A problem with personal pensions has been that there are rip-off companies out there who’ll burn through your contributions with high fees, if allowed. This is why we have generations of people who are jaded on the whole topic of pensions, having paid in and seen little return.

 

One way to justify high fees is to create complexity, and the pension industry is great at this. They’ll ask you about risk, and you’ll say no I don’t like risk; they’ll use this to justify putting you in a carefully managed (think fees here) bundle of investments designed not to make a loss. Only, that safety means that they’re often designed not to make much profit either. The combination of high fees and low performance means that if you leave pension companies to run things, they’ll end up making money and you won’t.

 

To fix this I have two suggestions for you.

 

1) Look at your work pension in terms of fees and performance. Try to switch down to lower fee funds. And try to switch to better performing funds. These are usually the same thing, as the best performance in the long-term is usually a passive global index tracking fund, and these should have lower fees than actively managed funds.

 

2) If your work pension has no good options, try to switch the money out of there and into somewhere with lower fees and better performance (ie with index funds available). This can be difficult.
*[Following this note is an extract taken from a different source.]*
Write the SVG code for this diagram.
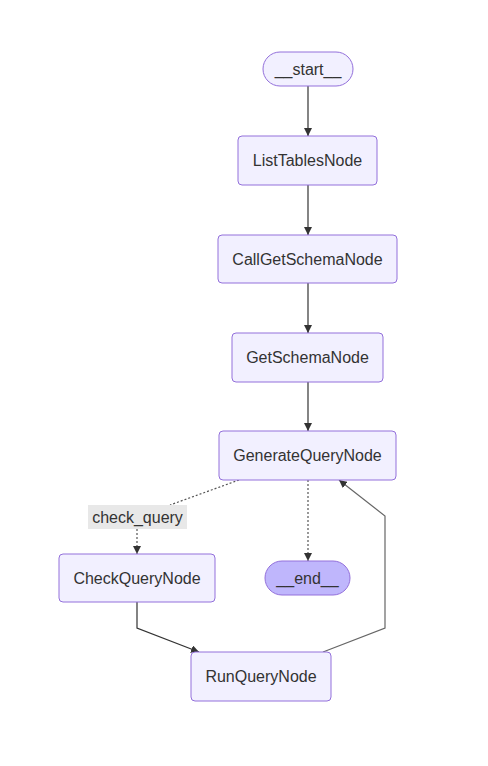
<svg xmlns="http://www.w3.org/2000/svg" width="488" height="766" viewBox="0 0 488 766">
<style>
.n{fill:#f2f0ff;stroke:#9370db;stroke-width:1}
.e{fill:#bfb6fc;stroke:#9370db;stroke-width:1}
.t{font-family:"Liberation Sans",Arial,sans-serif;font-size:16px;fill:#333;text-anchor:middle;dominant-baseline:central}
.c{fill:none;stroke:#333;stroke-width:1.2}
.g{fill:none;stroke:#666;stroke-width:1.2}
.d{fill:none;stroke:#555;stroke-width:1.2;stroke-dasharray:2 2}
</style>
<defs>
<marker id="a" viewBox="0 0 10 10" refX="10" refY="5" markerWidth="8" markerHeight="8" orient="auto" markerUnits="userSpaceOnUse"><path d="M0,0L10,5L0,10z" fill="#333"/></marker>
</defs>
<rect width="488" height="766" fill="#fff"/>
<g id="connectors">
<path class="c" d="M308,86V136" marker-end="url(#a)"/>
<path class="c" d="M308,185V235" marker-end="url(#a)"/>
<path class="c" d="M308,283V333" marker-end="url(#a)"/>
<path class="c" d="M308,382V431" marker-end="url(#a)"/>
<path class="d" d="M239,480L170,505"/>
<path class="d" d="M137,529V554" marker-end="url(#a)"/>
<path class="d" d="M308,480V561" marker-end="url(#a)"/>
<path class="c" d="M137,602V628L199,652" marker-end="url(#a)"/>
<path class="g" d="M323,652L385,628V516L339,480" marker-end="url(#a)"/>
<rect x="88" y="505" width="99" height="24" fill="#e8e8e8"/>
<text class="t" x="137.5" y="517">check_query</text>
</g>
<g id="start"><rect class="n" x="263" y="52" width="90" height="34" rx="17"/><text class="t" x="308" y="69">__start__</text></g>
<g id="ListTablesNode"><rect class="n" x="238" y="136" width="139" height="49" rx="4"/><text class="t" x="307.5" y="160.5">ListTablesNode</text></g>
<g id="CallGetSchemaNode"><rect class="n" x="218" y="235" width="179" height="48" rx="4"/><text class="t" x="307.5" y="259">CallGetSchemaNode</text></g>
<g id="GetSchemaNode"><rect class="n" x="232" y="333" width="151" height="49" rx="4"/><text class="t" x="307.5" y="357.5">GetSchemaNode</text></g>
<g id="GenerateQueryNode"><rect class="n" x="219" y="431" width="177" height="49" rx="4"/><text class="t" x="307.5" y="455.5">GenerateQueryNode</text></g>
<g id="CheckQueryNode"><rect class="n" x="59" y="554" width="156" height="48" rx="4"/><text class="t" x="137" y="578">CheckQueryNode</text></g>
<g id="end"><rect class="e" x="265" y="561" width="85" height="34" rx="17"/><text class="t" x="307.5" y="578">__end__</text></g>
<g id="RunQueryNode"><rect class="n" x="191" y="652" width="140" height="49" rx="4"/><text class="t" x="261" y="676.5">RunQueryNode</text></g>
</svg>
If the platform fee is high, and you need to continue with the pension as the only way to get that free money carrying on, your only recourse would be to talk to your employer and persuade them to use a different provider or to pay into your own SIPP.

 

Otherwise, you may be able to do a Partial Transfer, sweeping the money across to your own SIPP once a year or so. Many pension companies don’t allow this, as it’s taking away money that’s making them a profit.

 

My rule of thumb on fees is: more than 0.5% annual fees is getting expensive. That’s a combination of platform fee, management fee, fund fee, and perhaps you’re also suffering advisor fees. As a benchmark, Vanguard will be in the region of 0.35%.

 

If you are contributing your own money to a SIPP, in the same way look for low fees and good choice of investments. See my article on Platforms & Funds for my ideas on this.

 

When You Retire

 

One of the limitations of a pension is you can only get at it later in life. Think 60. It’s actually hard to me more accurate than that, because the government keeps moving the goalposts. They are currently moving the State Pension age back from 67 to 68, 69, or who knows where. And the personal pension access age is similarly in flux - they have suggested that it will track 10 years ahead of State Pension age, but even this hasn’t been set in stone.

 

If you’re planning on stopping work before 60ish, consider also building a bridge fund using an ISA.

 

When you are old enough and decide to start pulling income from your personal pension, you can have 25% of your pot tax-free and then the rest is subject to income tax.

 

Currently this means that you can treat this in either of two ways. You can take 25% as a tax-free lump sum, and the other 75% can be drawn in stages, where it wil be fully treated as income for income tax purposes. That means you’d get the first £12,570 each year tax-free and then be charged 20% income tax on the rest that you draw in that tax year.

 

The other way is to take your tax-free element as a portion of each withdrawal. That would mean you can have £16,760 tax-free each year, with any further withdrawals again paying 20% tax. And go above £50k in withdrawals and they’re taxed at 40%.

 

You are free in this situation to withdraw whatever you like, and if your portfolio runs dry then so be it. In reality you’d try to show restraint and use something like the 4% rule.